The Public Security Examination Commission has decided to keep the Aum Shinrikyo cult under surveillance for another three years, sources said.
The Public Security Investigation Agency has asked the commission to extend the surveillance period beyond Jan. 31, when the current surveillance authority lapses. It believes that the cult, which launched a fatal gas attack on the Tokyo subway system in 1995, is still a threat to the public and is capable of indiscriminate mass murder.
The commission is headed by Kozo Fujita, a former Hiroshima High Court president. It is discussing in detail its decision and is expected to make a formal decision as early as Monday. The decision will be announced in the government gazette at the end of January.
The cult, renamed Aleph in January 2000, is considered likely to file a lawsuit with the Tokyo District Court demanding a revocation of the extension if it is made official.
The Public Security Investigation Agency asked the security commission on Dec. 2 for permission to extend the surveillance.
The agency argued that Aum founder Chizuo Matsumoto, accused of masterminding the sarin gas attack on the subway system and currently jailed while on trial, still wields power over the cult and can order indiscriminate mass killings.
Aleph is currently headed by Fumihiro Joyu, a former senior Aum official.
The agency also argued that high-ranking cultists, including Joyu, who were senior members at the time of the subway attack, are still active. It added that Aum advocated a secret doctrine ordering followers to kill.

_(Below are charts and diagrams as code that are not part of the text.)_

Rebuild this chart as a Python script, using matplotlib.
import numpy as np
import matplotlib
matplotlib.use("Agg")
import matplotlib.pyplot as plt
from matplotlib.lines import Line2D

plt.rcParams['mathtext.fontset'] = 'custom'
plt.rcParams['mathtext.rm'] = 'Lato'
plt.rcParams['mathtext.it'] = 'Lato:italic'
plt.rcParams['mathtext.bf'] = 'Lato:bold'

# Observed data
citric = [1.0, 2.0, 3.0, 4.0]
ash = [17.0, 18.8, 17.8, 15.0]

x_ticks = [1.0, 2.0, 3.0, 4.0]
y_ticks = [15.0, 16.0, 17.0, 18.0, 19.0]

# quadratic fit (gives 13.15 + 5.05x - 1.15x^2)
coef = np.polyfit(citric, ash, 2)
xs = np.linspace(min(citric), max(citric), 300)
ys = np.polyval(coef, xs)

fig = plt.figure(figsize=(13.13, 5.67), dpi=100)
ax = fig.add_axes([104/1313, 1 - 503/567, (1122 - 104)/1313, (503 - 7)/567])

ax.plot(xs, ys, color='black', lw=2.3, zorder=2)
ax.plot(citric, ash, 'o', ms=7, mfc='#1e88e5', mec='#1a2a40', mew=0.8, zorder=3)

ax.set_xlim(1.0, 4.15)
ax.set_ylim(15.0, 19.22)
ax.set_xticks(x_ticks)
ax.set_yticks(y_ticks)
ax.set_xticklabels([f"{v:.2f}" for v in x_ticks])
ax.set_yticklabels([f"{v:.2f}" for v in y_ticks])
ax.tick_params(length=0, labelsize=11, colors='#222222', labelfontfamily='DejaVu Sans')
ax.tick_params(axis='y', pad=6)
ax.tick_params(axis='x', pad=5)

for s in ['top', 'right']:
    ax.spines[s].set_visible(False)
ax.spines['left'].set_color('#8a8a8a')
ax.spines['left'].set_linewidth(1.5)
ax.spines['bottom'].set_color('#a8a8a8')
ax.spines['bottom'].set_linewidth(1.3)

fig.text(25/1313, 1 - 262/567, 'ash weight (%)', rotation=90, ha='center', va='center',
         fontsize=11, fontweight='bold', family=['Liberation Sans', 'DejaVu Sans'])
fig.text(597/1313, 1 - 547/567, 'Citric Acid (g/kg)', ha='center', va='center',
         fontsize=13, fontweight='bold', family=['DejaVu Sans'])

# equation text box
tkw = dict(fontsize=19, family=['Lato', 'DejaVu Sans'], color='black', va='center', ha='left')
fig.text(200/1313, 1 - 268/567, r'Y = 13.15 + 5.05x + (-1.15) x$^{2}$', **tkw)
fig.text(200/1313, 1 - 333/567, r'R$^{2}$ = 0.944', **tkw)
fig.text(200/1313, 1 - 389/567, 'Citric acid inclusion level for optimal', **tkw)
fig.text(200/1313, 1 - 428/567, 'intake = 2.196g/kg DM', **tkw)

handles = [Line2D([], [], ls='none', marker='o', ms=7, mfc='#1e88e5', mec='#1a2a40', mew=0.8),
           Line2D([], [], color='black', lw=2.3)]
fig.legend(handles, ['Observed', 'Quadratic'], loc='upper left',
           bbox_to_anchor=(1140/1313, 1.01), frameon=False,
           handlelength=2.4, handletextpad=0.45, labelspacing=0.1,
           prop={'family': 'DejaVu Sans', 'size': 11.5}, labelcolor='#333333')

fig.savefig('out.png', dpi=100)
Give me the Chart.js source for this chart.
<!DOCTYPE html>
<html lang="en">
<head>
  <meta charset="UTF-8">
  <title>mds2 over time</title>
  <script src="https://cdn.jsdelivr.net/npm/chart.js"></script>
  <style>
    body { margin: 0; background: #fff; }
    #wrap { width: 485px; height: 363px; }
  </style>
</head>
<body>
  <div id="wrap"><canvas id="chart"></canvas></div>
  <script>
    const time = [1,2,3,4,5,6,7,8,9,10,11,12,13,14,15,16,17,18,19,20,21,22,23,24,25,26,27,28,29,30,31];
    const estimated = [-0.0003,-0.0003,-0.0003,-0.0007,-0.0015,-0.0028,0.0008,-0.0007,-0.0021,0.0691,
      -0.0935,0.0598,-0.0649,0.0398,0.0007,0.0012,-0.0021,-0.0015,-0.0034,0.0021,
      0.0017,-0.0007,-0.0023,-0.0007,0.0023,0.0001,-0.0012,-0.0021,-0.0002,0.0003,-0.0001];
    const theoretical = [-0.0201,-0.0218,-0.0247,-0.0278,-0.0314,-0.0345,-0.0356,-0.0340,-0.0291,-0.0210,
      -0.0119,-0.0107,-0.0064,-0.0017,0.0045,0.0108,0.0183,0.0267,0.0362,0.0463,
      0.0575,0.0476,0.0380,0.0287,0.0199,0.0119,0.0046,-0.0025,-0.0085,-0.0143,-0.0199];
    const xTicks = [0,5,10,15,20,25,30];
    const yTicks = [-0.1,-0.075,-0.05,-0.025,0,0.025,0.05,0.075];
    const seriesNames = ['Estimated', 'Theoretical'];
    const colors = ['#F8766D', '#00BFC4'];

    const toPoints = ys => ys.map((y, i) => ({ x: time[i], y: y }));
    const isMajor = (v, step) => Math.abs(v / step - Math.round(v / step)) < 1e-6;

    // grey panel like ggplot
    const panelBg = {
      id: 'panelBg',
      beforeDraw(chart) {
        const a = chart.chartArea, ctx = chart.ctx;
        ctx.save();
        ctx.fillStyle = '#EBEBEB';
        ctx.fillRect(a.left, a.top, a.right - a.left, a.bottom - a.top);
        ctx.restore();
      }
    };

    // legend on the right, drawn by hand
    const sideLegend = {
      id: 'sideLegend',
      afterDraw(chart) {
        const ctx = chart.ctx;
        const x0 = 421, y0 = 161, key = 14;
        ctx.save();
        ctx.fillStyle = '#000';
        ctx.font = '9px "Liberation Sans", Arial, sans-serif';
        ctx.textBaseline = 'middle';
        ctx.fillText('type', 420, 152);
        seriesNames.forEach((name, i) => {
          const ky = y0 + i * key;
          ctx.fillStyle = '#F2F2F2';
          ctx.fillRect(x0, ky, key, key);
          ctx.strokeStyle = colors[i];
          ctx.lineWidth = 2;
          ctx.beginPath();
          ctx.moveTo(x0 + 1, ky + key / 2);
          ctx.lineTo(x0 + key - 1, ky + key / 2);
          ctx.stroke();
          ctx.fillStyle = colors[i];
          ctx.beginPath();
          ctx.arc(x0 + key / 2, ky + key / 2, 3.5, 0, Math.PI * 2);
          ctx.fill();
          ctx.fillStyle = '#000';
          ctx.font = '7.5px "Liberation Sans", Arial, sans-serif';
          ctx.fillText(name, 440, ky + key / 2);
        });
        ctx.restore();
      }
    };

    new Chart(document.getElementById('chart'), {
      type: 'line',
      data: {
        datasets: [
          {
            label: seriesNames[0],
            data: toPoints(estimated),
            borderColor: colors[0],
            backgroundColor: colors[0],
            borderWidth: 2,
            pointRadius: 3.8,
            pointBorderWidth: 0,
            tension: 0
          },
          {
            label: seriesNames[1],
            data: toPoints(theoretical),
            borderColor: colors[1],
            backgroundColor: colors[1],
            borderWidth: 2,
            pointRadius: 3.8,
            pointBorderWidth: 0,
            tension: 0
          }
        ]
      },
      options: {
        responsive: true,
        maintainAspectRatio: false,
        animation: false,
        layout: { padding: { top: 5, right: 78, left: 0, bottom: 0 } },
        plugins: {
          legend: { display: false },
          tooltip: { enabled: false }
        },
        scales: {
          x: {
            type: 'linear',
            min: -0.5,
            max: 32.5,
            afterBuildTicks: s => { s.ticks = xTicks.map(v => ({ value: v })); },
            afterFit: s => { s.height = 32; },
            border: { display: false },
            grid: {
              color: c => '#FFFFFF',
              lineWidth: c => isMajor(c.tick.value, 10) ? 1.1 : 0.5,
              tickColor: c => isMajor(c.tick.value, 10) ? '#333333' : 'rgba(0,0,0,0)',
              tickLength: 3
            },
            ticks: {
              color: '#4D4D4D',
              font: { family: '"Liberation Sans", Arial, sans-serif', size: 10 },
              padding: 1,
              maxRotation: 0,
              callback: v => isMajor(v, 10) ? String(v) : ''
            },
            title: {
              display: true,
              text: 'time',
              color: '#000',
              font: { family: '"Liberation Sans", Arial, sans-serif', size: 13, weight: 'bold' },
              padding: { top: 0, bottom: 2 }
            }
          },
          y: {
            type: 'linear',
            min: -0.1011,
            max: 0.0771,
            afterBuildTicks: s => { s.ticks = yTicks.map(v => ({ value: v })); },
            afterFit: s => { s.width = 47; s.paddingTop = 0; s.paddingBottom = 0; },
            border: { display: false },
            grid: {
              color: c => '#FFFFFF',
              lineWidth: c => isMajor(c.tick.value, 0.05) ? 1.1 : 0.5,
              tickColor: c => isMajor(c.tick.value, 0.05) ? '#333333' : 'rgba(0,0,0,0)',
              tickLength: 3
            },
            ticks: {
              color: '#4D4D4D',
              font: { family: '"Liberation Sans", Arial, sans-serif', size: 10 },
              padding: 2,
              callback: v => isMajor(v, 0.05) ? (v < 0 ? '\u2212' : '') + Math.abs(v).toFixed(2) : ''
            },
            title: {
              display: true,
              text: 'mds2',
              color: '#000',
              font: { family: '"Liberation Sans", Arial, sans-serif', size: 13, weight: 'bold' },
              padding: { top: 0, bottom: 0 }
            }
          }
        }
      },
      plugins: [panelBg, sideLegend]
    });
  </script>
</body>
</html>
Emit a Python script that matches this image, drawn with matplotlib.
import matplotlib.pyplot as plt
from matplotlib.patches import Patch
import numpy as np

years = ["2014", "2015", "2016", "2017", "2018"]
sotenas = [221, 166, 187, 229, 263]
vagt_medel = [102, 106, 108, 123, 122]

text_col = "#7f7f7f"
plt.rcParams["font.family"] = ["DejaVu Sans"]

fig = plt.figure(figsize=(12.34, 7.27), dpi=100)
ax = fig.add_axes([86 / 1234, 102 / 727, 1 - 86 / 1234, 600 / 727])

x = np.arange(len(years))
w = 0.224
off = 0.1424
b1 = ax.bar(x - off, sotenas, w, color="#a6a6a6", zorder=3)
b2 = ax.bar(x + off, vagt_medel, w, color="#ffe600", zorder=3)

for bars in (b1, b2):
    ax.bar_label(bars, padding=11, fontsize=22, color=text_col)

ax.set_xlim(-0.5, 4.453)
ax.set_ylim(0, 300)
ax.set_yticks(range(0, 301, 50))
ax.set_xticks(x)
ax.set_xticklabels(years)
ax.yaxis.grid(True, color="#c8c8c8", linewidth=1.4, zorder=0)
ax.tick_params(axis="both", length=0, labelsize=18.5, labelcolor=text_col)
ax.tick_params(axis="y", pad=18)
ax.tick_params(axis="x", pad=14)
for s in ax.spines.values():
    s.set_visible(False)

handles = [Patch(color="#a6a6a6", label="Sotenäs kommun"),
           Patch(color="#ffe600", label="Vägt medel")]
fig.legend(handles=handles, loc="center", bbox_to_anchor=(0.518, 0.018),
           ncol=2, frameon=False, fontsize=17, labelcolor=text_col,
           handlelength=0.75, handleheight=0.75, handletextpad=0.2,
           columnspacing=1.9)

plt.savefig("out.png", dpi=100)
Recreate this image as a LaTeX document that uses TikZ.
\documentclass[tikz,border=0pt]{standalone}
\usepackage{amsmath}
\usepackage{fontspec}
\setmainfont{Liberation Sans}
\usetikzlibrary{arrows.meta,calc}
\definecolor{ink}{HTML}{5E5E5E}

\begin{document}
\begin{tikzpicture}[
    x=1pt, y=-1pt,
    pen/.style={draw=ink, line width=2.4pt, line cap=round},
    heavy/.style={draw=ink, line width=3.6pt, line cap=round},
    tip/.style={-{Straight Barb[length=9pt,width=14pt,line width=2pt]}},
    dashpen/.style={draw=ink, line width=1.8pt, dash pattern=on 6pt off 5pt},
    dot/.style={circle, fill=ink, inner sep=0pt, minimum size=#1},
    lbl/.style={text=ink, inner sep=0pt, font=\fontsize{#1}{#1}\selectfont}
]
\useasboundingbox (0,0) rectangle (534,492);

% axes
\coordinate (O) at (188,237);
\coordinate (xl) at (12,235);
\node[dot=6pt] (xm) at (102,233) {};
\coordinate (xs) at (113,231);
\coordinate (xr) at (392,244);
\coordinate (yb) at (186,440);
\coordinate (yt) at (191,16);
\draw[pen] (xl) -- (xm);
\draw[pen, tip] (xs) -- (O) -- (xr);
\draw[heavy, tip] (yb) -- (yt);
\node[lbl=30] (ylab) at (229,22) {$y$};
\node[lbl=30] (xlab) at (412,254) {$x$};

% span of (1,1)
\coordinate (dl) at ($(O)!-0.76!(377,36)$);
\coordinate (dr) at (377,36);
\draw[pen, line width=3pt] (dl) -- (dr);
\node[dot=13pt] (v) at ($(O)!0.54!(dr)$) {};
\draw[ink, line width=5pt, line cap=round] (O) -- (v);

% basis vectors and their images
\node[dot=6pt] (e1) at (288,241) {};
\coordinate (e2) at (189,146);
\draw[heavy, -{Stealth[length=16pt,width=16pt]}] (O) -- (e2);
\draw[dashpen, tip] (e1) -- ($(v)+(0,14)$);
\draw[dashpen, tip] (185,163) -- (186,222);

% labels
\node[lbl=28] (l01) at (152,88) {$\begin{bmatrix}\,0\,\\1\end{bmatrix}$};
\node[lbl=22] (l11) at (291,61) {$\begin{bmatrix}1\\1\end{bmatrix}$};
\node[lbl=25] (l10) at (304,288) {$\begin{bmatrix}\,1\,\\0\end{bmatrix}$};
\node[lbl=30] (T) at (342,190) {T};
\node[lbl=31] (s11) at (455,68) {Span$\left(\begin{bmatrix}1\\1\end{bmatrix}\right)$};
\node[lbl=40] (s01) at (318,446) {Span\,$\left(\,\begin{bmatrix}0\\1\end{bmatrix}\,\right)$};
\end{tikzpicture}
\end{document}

Acting under the current surveillance authority, the agency has kept 88 Aum facilities in 16 prefectures under watch since February 2000. It has submitted some 400 pieces of evidence to support its belief that the sect remains a threat.
Aleph filed a petition on Dec. 24 with the security commission asking it to reject the surveillance extension. On Jan. 8, Joyu met with members of the security commission at the Justice Ministry in a closed hearing and argued that his group no longer poses the threat of mass killings.
In making its case, the group said it has taken steps to prevent a repeat of such an attack and the surveillance has outlived its usefulness.
Matsumoto, 47, is commonly known as Shoko Asahara. He has been on trial since April 1996 for his role in the March 20, 1995, subway attack that left 12 people dead and thousands injured, as well as for other crimes attributed to Aum. He denies the charges.